The exercise: In the entries below, count every line containing "script". Reply with the number alone.

Material supplied:
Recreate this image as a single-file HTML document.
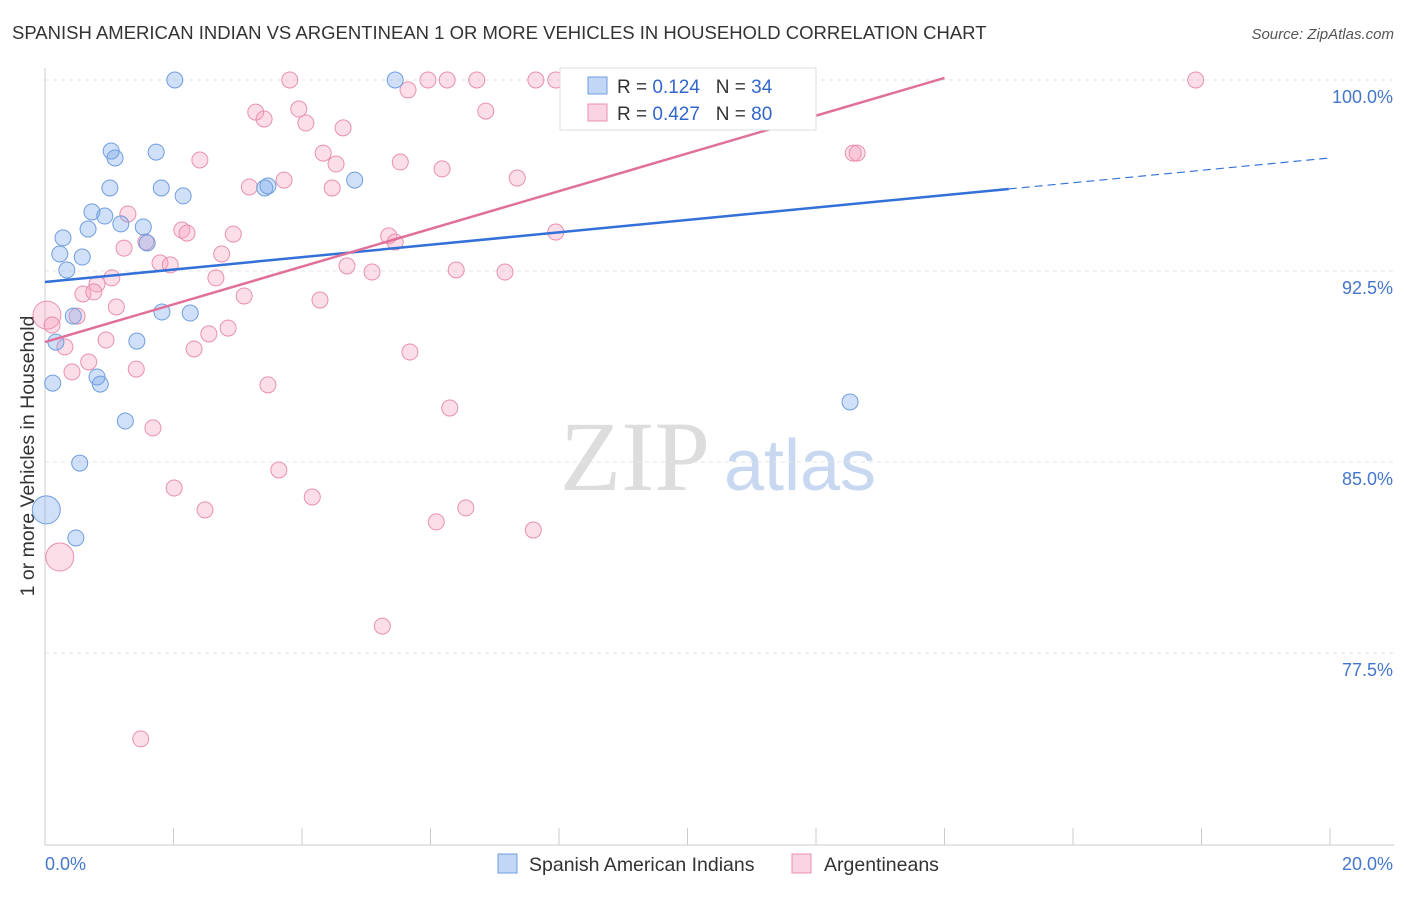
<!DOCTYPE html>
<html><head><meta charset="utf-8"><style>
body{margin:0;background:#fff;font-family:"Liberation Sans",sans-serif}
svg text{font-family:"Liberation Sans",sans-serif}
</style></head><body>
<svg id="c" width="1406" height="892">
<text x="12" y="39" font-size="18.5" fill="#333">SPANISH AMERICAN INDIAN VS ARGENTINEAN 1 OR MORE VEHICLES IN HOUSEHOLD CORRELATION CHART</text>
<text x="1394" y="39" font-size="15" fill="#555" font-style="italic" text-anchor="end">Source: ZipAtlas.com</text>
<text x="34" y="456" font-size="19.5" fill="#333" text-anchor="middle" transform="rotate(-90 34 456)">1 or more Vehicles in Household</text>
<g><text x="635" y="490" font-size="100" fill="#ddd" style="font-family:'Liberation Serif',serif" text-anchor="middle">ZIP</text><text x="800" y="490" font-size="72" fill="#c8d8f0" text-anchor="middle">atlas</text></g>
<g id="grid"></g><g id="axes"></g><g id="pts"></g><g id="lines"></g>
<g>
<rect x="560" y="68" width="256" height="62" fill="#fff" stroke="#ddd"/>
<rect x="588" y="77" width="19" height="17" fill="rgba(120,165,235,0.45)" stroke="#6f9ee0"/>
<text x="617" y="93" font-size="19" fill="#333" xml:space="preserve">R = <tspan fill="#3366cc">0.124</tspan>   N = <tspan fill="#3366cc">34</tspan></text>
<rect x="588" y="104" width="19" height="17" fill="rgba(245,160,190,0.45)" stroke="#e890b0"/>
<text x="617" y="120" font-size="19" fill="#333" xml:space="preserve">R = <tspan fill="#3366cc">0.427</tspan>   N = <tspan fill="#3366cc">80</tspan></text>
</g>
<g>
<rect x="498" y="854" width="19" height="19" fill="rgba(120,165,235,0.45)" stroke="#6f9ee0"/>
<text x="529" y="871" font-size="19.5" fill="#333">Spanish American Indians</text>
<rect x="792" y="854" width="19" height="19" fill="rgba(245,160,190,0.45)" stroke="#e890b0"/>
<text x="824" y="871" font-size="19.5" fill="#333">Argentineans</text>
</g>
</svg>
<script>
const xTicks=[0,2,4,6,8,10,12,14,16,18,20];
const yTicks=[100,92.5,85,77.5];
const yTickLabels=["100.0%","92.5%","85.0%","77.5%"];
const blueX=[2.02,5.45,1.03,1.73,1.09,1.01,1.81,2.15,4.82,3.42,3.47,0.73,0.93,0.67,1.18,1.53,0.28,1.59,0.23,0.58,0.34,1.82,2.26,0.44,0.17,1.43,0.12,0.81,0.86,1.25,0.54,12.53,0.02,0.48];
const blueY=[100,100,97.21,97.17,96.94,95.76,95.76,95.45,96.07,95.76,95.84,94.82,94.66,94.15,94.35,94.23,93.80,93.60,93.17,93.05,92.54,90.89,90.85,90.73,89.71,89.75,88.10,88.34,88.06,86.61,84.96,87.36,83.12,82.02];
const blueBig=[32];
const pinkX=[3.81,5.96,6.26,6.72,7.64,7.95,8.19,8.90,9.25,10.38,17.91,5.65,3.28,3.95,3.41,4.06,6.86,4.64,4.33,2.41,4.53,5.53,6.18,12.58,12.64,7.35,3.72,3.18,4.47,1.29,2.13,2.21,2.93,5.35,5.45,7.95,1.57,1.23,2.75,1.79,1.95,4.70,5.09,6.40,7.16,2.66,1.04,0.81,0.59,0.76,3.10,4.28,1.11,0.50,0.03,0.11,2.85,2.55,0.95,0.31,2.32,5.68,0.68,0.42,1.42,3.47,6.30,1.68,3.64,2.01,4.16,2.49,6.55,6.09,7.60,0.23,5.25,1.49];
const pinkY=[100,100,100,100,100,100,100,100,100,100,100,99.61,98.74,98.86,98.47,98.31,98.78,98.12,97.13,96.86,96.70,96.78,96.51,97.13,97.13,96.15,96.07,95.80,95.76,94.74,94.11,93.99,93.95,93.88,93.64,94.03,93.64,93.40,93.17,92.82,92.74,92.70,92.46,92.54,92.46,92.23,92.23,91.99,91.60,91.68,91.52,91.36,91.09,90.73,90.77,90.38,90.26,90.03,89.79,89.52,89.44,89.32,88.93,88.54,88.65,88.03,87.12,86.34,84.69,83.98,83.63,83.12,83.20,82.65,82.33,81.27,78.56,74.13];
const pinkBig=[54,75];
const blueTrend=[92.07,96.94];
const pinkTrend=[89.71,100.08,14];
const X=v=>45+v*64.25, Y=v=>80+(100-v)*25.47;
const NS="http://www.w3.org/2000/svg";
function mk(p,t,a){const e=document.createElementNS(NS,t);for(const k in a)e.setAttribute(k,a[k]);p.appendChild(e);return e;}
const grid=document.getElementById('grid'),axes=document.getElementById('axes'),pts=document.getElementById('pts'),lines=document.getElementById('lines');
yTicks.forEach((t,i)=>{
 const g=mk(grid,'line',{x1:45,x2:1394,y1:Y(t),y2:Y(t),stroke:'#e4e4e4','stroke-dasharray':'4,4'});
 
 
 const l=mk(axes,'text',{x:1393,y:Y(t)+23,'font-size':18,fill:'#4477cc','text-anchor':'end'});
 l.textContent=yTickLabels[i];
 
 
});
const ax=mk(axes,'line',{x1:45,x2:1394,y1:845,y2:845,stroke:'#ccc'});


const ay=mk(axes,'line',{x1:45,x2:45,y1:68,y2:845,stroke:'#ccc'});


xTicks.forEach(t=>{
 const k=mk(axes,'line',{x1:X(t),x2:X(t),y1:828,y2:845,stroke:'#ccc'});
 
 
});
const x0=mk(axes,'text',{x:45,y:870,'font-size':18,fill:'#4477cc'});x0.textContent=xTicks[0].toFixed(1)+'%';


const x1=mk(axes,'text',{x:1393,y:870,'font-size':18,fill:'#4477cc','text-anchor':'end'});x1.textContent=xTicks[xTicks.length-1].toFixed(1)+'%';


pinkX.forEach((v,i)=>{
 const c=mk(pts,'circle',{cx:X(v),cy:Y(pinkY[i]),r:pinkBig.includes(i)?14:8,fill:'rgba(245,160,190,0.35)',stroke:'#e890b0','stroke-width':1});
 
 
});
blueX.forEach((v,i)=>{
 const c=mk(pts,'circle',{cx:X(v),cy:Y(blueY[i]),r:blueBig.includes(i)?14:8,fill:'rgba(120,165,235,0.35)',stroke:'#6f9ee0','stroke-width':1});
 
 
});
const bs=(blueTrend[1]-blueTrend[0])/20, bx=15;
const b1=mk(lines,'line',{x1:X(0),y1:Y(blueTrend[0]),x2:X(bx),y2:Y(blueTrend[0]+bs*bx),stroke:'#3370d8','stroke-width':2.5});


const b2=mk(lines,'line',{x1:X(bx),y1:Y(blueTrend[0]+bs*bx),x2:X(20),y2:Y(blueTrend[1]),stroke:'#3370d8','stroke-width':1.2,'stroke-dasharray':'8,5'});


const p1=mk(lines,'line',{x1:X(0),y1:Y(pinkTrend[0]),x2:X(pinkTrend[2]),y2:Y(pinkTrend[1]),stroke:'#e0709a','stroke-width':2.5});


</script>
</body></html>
---
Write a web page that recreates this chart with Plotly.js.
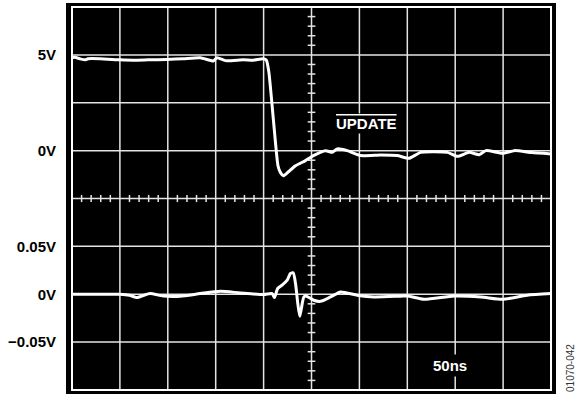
--
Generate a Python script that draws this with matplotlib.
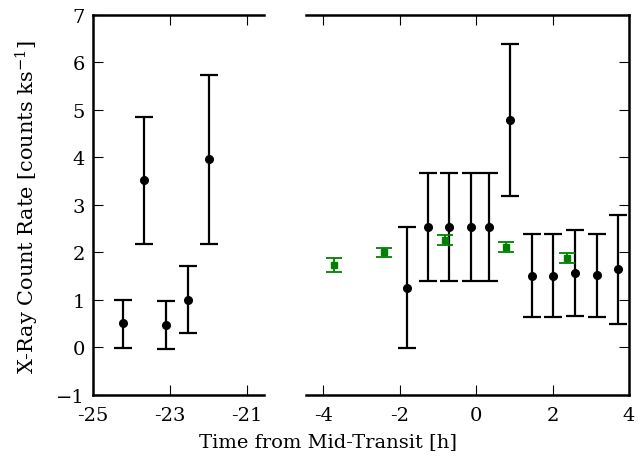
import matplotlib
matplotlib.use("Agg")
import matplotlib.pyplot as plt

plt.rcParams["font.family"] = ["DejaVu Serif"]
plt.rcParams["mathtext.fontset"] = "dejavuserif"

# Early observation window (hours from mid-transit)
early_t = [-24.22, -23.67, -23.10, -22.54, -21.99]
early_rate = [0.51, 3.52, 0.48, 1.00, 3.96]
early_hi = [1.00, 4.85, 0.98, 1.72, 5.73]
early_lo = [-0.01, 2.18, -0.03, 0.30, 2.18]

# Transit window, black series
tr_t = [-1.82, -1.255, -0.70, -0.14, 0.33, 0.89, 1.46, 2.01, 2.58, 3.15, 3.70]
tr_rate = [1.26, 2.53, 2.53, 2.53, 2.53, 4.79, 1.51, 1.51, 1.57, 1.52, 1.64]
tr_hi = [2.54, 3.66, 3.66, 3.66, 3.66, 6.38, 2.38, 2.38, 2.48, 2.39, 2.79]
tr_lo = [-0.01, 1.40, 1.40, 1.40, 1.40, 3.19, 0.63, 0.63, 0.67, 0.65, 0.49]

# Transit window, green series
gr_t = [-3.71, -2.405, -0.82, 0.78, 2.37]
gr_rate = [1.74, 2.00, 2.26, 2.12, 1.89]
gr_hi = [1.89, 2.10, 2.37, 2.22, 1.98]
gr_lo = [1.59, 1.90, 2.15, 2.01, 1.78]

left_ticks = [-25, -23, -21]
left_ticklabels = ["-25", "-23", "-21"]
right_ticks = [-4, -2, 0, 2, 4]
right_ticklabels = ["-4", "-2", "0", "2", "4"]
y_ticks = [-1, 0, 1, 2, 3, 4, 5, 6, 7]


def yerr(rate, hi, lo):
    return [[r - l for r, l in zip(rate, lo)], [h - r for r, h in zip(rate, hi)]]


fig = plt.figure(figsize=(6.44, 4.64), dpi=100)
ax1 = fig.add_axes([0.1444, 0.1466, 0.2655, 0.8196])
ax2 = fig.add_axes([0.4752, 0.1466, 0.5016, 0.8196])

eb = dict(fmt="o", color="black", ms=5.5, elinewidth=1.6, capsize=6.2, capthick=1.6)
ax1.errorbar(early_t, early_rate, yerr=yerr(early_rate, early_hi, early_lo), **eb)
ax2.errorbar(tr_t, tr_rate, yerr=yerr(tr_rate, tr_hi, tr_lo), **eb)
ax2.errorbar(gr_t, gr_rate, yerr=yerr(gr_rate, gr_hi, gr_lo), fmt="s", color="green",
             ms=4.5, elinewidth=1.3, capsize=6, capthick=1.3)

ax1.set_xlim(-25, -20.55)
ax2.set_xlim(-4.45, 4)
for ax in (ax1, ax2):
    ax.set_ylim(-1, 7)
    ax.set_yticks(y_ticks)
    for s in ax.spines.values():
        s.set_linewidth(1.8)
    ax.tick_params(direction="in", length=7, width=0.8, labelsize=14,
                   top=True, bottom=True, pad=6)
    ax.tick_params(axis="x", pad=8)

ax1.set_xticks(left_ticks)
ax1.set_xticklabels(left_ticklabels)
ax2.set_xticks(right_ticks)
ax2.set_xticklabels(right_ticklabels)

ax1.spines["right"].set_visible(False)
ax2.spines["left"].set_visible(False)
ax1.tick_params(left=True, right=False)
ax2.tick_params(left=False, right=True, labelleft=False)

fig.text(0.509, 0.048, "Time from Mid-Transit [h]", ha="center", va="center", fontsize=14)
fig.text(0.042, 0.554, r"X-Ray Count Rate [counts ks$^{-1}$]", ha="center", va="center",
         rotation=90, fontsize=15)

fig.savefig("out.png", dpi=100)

The completed task: 3